FIG. 7 presents one implementation 700 of the scenario 400 shown in FIG. 4. The implementation 700 is modified from a data acquisition and target identification process first shown in:
 U.S. Pat. No. 5,644,386, entitled “Visual Recognition System for LADAR Sensors,” issued Jul. 1, 1997, to Loral Vought Systems Corp. as assignee of the inventors Gary Kim Jenkins, et al.
 This patent discloses a method by which targets are identified from three-dimensional images generated from three-dimensional data. The present invention employs a three-dimensional data set such as the one obtained by this prior art method to both sight and target the controlled system, i.e., a weapon platform in this scenario.

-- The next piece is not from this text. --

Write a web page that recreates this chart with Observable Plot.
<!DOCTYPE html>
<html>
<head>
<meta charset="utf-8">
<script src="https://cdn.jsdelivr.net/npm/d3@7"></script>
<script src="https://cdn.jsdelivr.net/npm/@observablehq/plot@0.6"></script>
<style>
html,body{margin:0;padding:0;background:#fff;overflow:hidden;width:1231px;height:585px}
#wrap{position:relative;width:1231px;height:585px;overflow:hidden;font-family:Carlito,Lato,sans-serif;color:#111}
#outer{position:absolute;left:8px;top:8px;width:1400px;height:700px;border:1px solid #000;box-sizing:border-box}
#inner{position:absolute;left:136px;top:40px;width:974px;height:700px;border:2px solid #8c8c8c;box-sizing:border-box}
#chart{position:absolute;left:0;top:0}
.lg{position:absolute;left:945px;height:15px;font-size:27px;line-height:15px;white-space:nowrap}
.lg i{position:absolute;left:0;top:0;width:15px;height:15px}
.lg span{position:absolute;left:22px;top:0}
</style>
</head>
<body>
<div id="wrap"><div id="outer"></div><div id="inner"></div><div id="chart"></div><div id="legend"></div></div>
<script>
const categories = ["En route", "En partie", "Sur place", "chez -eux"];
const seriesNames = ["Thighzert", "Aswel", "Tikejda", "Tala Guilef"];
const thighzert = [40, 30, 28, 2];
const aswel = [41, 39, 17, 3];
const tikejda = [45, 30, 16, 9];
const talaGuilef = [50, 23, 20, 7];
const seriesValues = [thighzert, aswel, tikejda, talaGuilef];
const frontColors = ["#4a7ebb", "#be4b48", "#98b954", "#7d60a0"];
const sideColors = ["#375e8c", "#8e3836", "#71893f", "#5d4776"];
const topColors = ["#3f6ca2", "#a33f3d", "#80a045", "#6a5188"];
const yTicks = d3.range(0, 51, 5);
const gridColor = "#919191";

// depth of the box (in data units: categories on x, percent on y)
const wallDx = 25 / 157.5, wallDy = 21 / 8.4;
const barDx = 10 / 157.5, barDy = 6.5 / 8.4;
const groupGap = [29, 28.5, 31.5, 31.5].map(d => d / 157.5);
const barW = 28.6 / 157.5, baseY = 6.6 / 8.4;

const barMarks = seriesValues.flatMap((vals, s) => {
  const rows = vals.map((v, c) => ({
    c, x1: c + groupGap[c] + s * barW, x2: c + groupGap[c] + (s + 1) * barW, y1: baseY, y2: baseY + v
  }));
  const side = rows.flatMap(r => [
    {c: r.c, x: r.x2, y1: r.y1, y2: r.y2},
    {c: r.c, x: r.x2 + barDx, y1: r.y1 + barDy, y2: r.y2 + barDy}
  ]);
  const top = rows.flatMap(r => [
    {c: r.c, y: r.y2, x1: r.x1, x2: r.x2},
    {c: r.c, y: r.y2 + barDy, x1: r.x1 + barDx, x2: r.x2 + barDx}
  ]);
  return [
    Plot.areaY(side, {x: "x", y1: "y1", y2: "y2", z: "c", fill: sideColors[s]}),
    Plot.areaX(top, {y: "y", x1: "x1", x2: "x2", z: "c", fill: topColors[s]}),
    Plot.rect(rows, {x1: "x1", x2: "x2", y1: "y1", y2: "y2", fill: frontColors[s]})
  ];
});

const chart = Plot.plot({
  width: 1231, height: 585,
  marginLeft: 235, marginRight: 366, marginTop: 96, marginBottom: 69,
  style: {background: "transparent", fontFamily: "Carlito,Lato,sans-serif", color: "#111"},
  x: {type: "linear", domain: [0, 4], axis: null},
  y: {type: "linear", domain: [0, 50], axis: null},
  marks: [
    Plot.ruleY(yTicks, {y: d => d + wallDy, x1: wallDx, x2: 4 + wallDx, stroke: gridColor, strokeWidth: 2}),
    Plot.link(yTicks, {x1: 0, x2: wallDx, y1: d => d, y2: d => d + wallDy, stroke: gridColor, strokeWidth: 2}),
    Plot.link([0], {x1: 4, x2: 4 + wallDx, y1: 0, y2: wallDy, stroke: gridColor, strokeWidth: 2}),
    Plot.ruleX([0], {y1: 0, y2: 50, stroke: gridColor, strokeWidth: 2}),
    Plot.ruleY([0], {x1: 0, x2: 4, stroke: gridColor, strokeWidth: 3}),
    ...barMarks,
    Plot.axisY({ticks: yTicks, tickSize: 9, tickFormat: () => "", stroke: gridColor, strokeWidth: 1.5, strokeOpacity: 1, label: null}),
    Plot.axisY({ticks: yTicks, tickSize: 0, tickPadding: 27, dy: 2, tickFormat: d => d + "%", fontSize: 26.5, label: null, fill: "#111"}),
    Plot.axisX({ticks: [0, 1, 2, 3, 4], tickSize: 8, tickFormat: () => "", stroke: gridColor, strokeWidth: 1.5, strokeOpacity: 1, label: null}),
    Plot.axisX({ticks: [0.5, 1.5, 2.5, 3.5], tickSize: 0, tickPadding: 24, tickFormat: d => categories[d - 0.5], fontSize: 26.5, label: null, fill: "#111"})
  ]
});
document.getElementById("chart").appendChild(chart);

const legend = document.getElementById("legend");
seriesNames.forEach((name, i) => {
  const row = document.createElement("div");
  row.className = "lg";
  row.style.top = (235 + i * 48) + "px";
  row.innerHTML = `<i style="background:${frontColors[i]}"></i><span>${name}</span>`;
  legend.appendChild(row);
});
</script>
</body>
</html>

 In general, a LADAR system scans a target scene to provide on-site a three-dimensional image (representation) of the target scene. This image is processed to detect and segment potential targets. The segmentations representing these potential targets are then further processed by feature extracting and classification processes to identify the target. The segmentations of targets of interest previously completed prior to feature extraction and classification are either, or both, displayed locally or transmitted to a remote site for display. Because only the segmented targets rather than the entire scene is transmitted, this process allows communications over data links of limited bandwidth. A position within this segmented target image may then be sighted from this segmented three-dimensional image. A weapon system can then be targeted using the same three-dimensional data set.
 Referring now to FIG. 7, a system 710 is shown for producing, processing, displaying, and transmitting images of one or more targets in a target scene 712. The system 710 includes a vehicle 714 for housing a weapon platform 715, a transmitter and sensor platform 716 and a processing center 717. The platform 716 includes a conventional LADAR system that generates and directs a laser beam to scan the target scene 712, including the targets. Reflected laser light is detected by the platform 716, and the processing center 717 processes the reflected light in a conventional manner into a scan data representative of the target scene 712. A Global Positioning System (“GPS”) transmitter 718 transmits a signal for providing accurate position data for the vehicle 714.
 The system 710 processes three-dimensional LADAR images of the target scene 712 in the processing center 717, manipulates the resulting data into packets of information containing a segment of the scene, and transmits these packets of information by a communications link 720 to a remote site 722 for display on a display 724. The remote site 722 may be, for example, a combat platform or control and command node at a remote site and has access to data characterizing a local scene.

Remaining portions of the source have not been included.